▶ [Work to complete]:
Leaving out every picture, copy the lines of the data exactly, from the first through the line containing "const _ = null;".

▶ [Information shown]:
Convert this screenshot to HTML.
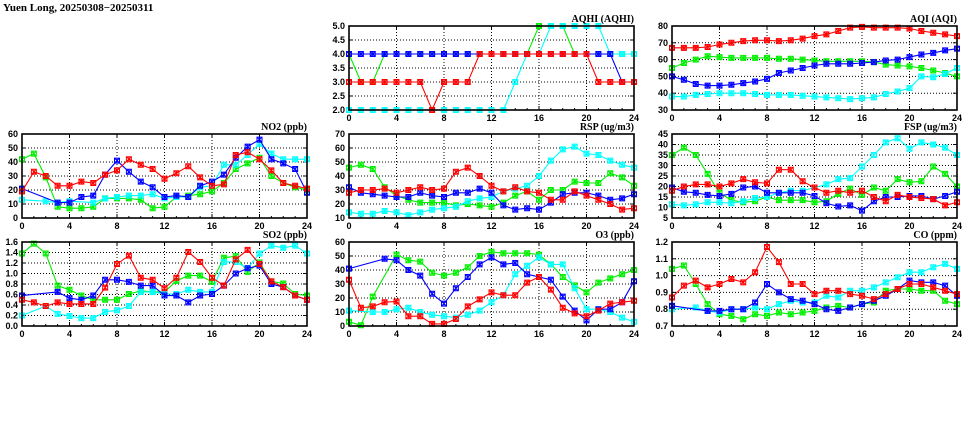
<!DOCTYPE html>
<html><head><meta charset="utf-8"><style>
html,body{margin:0;padding:0;background:#fff;width:975px;height:447px;overflow:hidden}
svg{display:block}
text{font-family:"Liberation Sans",sans-serif;font-weight:bold;font-size:9px;fill:#000}
.ttl{font-family:"Liberation Serif",serif;font-size:10px}
</style></head><body>
<svg id="chart" width="975" height="447" viewBox="0 0 975 447">
<text class="ttl" x="3" y="11" style="font-size:11px">Yuen Long, 20250308−20250311</text>
</svg>
<script>
const hours = [0,1,2,3,4,5,6,7,8,9,10,11,12,13,14,15,16,17,18,19,20,21,22,23,24];
const xTicks = [0,4,8,12,16,20,24];
const _ = null;

const no2Red   = [19,33,30,23,23,26,25,31,34,42,38,35,28,32,37,29,23,24,45,47,42,34,25,23,21];
const no2Green = [42,46,29,8,7,7,8,14,14,14,13,7,8,15,16,17,19,25,35,39,43,30,25,22,20];
const no2Blue  = [21,_,_,11,11,15,16,31,41,33,26,22,15,16,15,23,26,31,43,51,56,42,39,35,18];
const no2Cyan  = [13,_,12,11,12,_,11,14,15,16,16,17,14,15,15,22,23,38,38,45,53,46,42,42,42];
const no2Ticks = [0,10,20,30,40,50,60];

const so2Red   = [0.50,0.45,0.38,0.45,0.42,0.42,0.42,0.73,1.18,1.34,0.92,0.88,0.72,0.92,1.41,1.22,0.92,0.77,1.27,1.45,1.18,0.85,0.74,0.58,0.50];
const so2Green = [1.38,1.57,1.38,0.77,0.69,0.58,0.50,0.50,0.50,0.61,0.67,0.65,0.65,0.86,0.96,0.96,0.84,1.30,1.33,1.03,1.21,0.85,0.81,0.61,0.58];
const so2Blue  = [0.58,_,_,0.65,0.53,0.50,0.58,0.88,0.88,0.84,0.77,0.77,0.58,0.58,0.45,0.58,0.61,0.77,1.00,1.10,1.15,0.80,0.74,0.58,0.50];
const so2Cyan  = [0.20,_,0.38,0.23,0.19,0.15,0.15,0.27,0.30,0.38,0.65,0.65,0.61,0.61,0.69,0.65,0.65,1.22,1.22,1.10,1.38,1.53,1.49,1.53,1.38];
const so2Ticks = [0.0,0.2,0.4,0.6,0.8,1.0,1.2,1.4,1.6];

const aqhiRed   = [3,3,3,3,3,3,3,2,3,3,3,4,4,4,4,4,4,4,4,4,4,3,3,3,3];
const aqhiGreen = [4,3,3,4,4,4,4,4,4,4,4,4,4,4,4,4,5,5,5,4,4,4,4,4,4];
const aqhiBlue  = [4,4,4,4,4,4,4,4,4,4,4,4,4,4,4,4,4,4,4,4,4,4,4,3,3];
const aqhiCyan  = [2,2,2,2,2,2,2,2,2,2,2,2,2,2,3,4,4,5,5,5,5,5,4,4,4];
const aqhiTicks = [2.0,2.5,3.0,3.5,4.0,4.5,5.0];

const aqiRed   = [67,67,67,67.5,69,70,71,71.5,71.5,71,71.5,72.5,74,75,77,79,79.5,79,79,79,78.5,77,76,75,74];
const aqiGreen = [55,58,60,62,61.5,61,61,61,61,60.5,60.5,60,59.5,59,59,59,59,58.5,57,56.5,56,55,53.5,52,50];
const aqiBlue  = [50,48,45.5,44.5,44.5,45,46,47,48.5,52,53.5,55,56.5,57.5,57.5,57.5,58,58.5,59.5,60,61.5,63,64,65.5,66.5];
const aqiCyan  = [38,38,39,39.5,40,40,40,39.5,39,39,39,38.5,38,37.5,37,36.5,37,37.5,39.5,41,43,50,49.5,51.5,55];
const aqiTicks = [30,40,50,60,70,80];

const rspRed   = [28,30,30,31,28,30,32,30,31,43,46,40,33,29,32,29,28,23,23,29,26,23,20,16,17];
const rspGreen = [46,48,45,32,26,23,21,21,21,19,20,19,18,21,26,29,23,30,30,36,35,35,42,39,33];
const rspBlue  = [32,28,27,26,25,25,28,26,25,28,28,31,28,19,16,17,16,21,27,28,28,26,23,24,27];
const rspCyan  = [14,13,13,15,14,12,14,16,17,18,22,24,25,29,31,33,40,51,59,61,56,55,51,48,46];
const rspTicks = [10,20,30,40,50,60,70];

const fspRed   = [18,20,21,21,20,21.5,23.5,22,21.5,28,28,22.5,19.5,17,18,17,18,15,13,16,15,14.5,14,11,12.5];
const fspGreen = [35,38.5,35,26,17,13.5,12.5,13,15,13.5,13.5,13.5,12.5,13,16.5,19,16,19.5,18,23.5,22,22.5,29.5,26,20];
const fspBlue  = [19.5,17.5,17,16,15.5,16.5,19.5,20,17,17,17,17,15.5,12,10.5,11,8.5,13,15,15,15.5,15.5,14,15.5,17.5];
const fspCyan  = [11.5,11,11.5,12.5,12.5,12,13,14.5,15,17,18,18,19.5,21,23.5,24,29.5,35,41,43,38,41,40,38.5,35];
const fspTicks = [5,10,15,20,25,30,35,40,45];

const o3Red   = [33,13,14,17,17.5,7,7,1.5,1.5,5,14,19,24,22,22,31,35,26,13,9,7,11,16,17,18];
const o3Green = [3,0.5,21,_,51,47,46,38,36,38,42,50,53,52,52,52,51,44,35,29,24,31,34,37,40];
const o3Blue  = [41,_,_,48,47,40,36,23,16,27,35,44,49,44,45,37,35,33,21,11,4,12,12,17,32];
const o3Cyan  = [11,_,10,10,12,13,10,8,7,6,8,11,17,22,37,43,49,44,44,27,12,12,10,6,3];
const o3Ticks = [0,10,20,30,40,50,60];

const coRed   = [0.87,0.94,0.97,0.93,0.95,0.98,0.96,1.02,1.17,1.08,0.95,0.95,0.89,0.91,0.91,0.89,0.88,0.86,0.89,0.92,0.95,0.95,0.93,0.91,0.89];
const coGreen = [1.04,1.06,0.95,0.83,0.77,0.76,0.74,0.77,0.76,0.78,0.77,0.78,0.79,0.81,0.82,0.81,0.83,0.84,0.91,0.92,0.92,0.91,0.91,0.85,0.83];
const coBlue  = [0.82,_,_,0.79,0.79,0.80,0.80,0.84,0.95,0.90,0.86,0.85,0.83,0.80,0.79,0.81,0.83,0.85,0.88,0.92,0.97,0.96,0.96,0.94,0.88];
const coCyan  = [0.80,_,0.81,0.79,0.78,0.80,0.80,0.81,0.80,0.83,0.85,0.84,0.84,0.88,0.87,0.91,0.91,0.93,0.96,0.99,1.02,1.02,1.05,1.07,1.04];
const coTicks = [0.7,0.8,0.9,1.0,1.1,1.2];

const NS = "http://www.w3.org/2000/svg";
const svg = document.getElementById('chart');
const COLS = {red:'#ff0000', green:'#00ee00', blue:'#0000ff', cyan:'#00ffff'};

function mk(tag, attrs, parent){
  const e = document.createElementNS(NS, tag);
  for (const k in attrs) e.setAttribute(k, attrs[k]);
  (parent||svg).appendChild(e);
  return e;
}

function panel(key, title, x0, y0, ticks, dec, series){
  const W = 285, H = 84;
  const ymin = ticks[0], ymax = ticks[ticks.length-1];
  const sx = h => x0 + h / 24 * W;
  const sy = v => y0 + H - (v - ymin) / (ymax - ymin) * H;
  const g = mk('g', {});
  
  
  ticks.forEach((t, i) => {
    if (i > 0 && i < ticks.length-1) {
      const l = mk('line', {x1:x0, x2:x0+W, y1:sy(t), y2:sy(t), stroke:'#000', 'stroke-width':1, 'stroke-dasharray':'1,2'}, g);
      
      
    }
    mk('line', {x1:x0, x2:x0+4, y1:sy(t), y2:sy(t), stroke:'#000'}, g);
    mk('line', {x1:x0+W-4, x2:x0+W, y1:sy(t), y2:sy(t), stroke:'#000'}, g);
    const tx = mk('text', {x:x0-4, y:sy(t)+3, 'text-anchor':'end'}, g);
    tx.textContent = t.toFixed(dec);
    
    
  });
  xTicks.forEach((h, i) => {
    if (i > 0 && i < xTicks.length-1) {
      const l = mk('line', {x1:sx(h), x2:sx(h), y1:y0, y2:y0+H, stroke:'#000', 'stroke-width':1, 'stroke-dasharray':'1,2'}, g);
      
      
    }
    mk('line', {x1:sx(h), x2:sx(h), y1:y0+H-4, y2:y0+H, stroke:'#000'}, g);
    mk('line', {x1:sx(h), x2:sx(h), y1:y0, y2:y0+4, stroke:'#000'}, g);
    const tx = mk('text', {x:sx(h), y:y0+H+11, 'text-anchor':'middle'}, g);
    tx.textContent = h;
    
    
  });
  for (let h = 1; h < 24; h++) {
    mk('line', {x1:sx(h), x2:sx(h), y1:y0+H-2, y2:y0+H, stroke:'#000'}, g);
  }
  series.forEach(([name, data]) => {
    const c = COLS[name];
    const pts = [];
    data.forEach((v, i) => { if (v !== null) pts.push([sx(hours[i]), sy(v)]); });
    const pl = mk('polyline', {points: pts.map(p => p[0].toFixed(1)+','+p[1].toFixed(1)).join(' '), fill:'none', stroke:c, 'stroke-width':1.1}, g);
    
    
    pts.forEach(([px, py]) => {
      const m = mk('path', {d:`M${px-2.5},${py-2.5}h5v5h-5zM${px-2.5},${py-2.5}L${px+2.5},${py+2.5}M${px+2.5},${py-2.5}L${px-2.5},${py+2.5}M${px},${py-3}V${py+3}`, fill:'none', stroke:c, 'stroke-width':1}, g);
      
      
    });
  });
  const bd = mk('rect', {x:x0, y:y0, width:W, height:H, fill:'none', stroke:'#000', 'stroke-width':1.6}, g);
  
  
  const tt = mk('text', {x:x0+W, y:y0-4, 'text-anchor':'end', class:'ttl'}, g);
  tt.textContent = title;
  
  
}

const L = 22, M = 349, R = 672, T1 = 26, T2 = 134, T3 = 242;
panel('aqhi', 'AQHI (AQHI)', M, T1, aqhiTicks, 1, [['green',aqhiGreen],['cyan',aqhiCyan],['blue',aqhiBlue],['red',aqhiRed]]);
panel('aqi', 'AQI (AQI)', R, T1, aqiTicks, 0, [['green',aqiGreen],['cyan',aqiCyan],['blue',aqiBlue],['red',aqiRed]]);
panel('no2', 'NO2 (ppb)', L, T2, no2Ticks, 0, [['green',no2Green],['cyan',no2Cyan],['blue',no2Blue],['red',no2Red]]);
panel('rsp', 'RSP (ug/m3)', M, T2, rspTicks, 0, [['green',rspGreen],['cyan',rspCyan],['blue',rspBlue],['red',rspRed]]);
panel('fsp', 'FSP (ug/m3)', R, T2, fspTicks, 0, [['green',fspGreen],['cyan',fspCyan],['blue',fspBlue],['red',fspRed]]);
panel('so2', 'SO2 (ppb)', L, T3, so2Ticks, 1, [['green',so2Green],['cyan',so2Cyan],['blue',so2Blue],['red',so2Red]]);
panel('o3', 'O3 (ppb)', M, T3, o3Ticks, 0, [['green',o3Green],['cyan',o3Cyan],['blue',o3Blue],['red',o3Red]]);
panel('co', 'CO (ppm)', R, T3, coTicks, 1, [['green',coGreen],['cyan',coCyan],['blue',coBlue],['red',coRed]]);
</script>
</body></html>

▶ [Result of the task]:
Convert this screenshot to HTML.
<!DOCTYPE html>
<html><head><meta charset="utf-8"><style>
html,body{margin:0;padding:0;background:#fff;width:975px;height:447px;overflow:hidden}
svg{display:block}
text{font-family:"Liberation Sans",sans-serif;font-weight:bold;font-size:9px;fill:#000}
.ttl{font-family:"Liberation Serif",serif;font-size:10px}
</style></head><body>
<svg id="chart" width="975" height="447" viewBox="0 0 975 447">
<text class="ttl" x="3" y="11" style="font-size:11px">Yuen Long, 20250308−20250311</text>
</svg>
<script>
const hours = [0,1,2,3,4,5,6,7,8,9,10,11,12,13,14,15,16,17,18,19,20,21,22,23,24];
const xTicks = [0,4,8,12,16,20,24];
const _ = null;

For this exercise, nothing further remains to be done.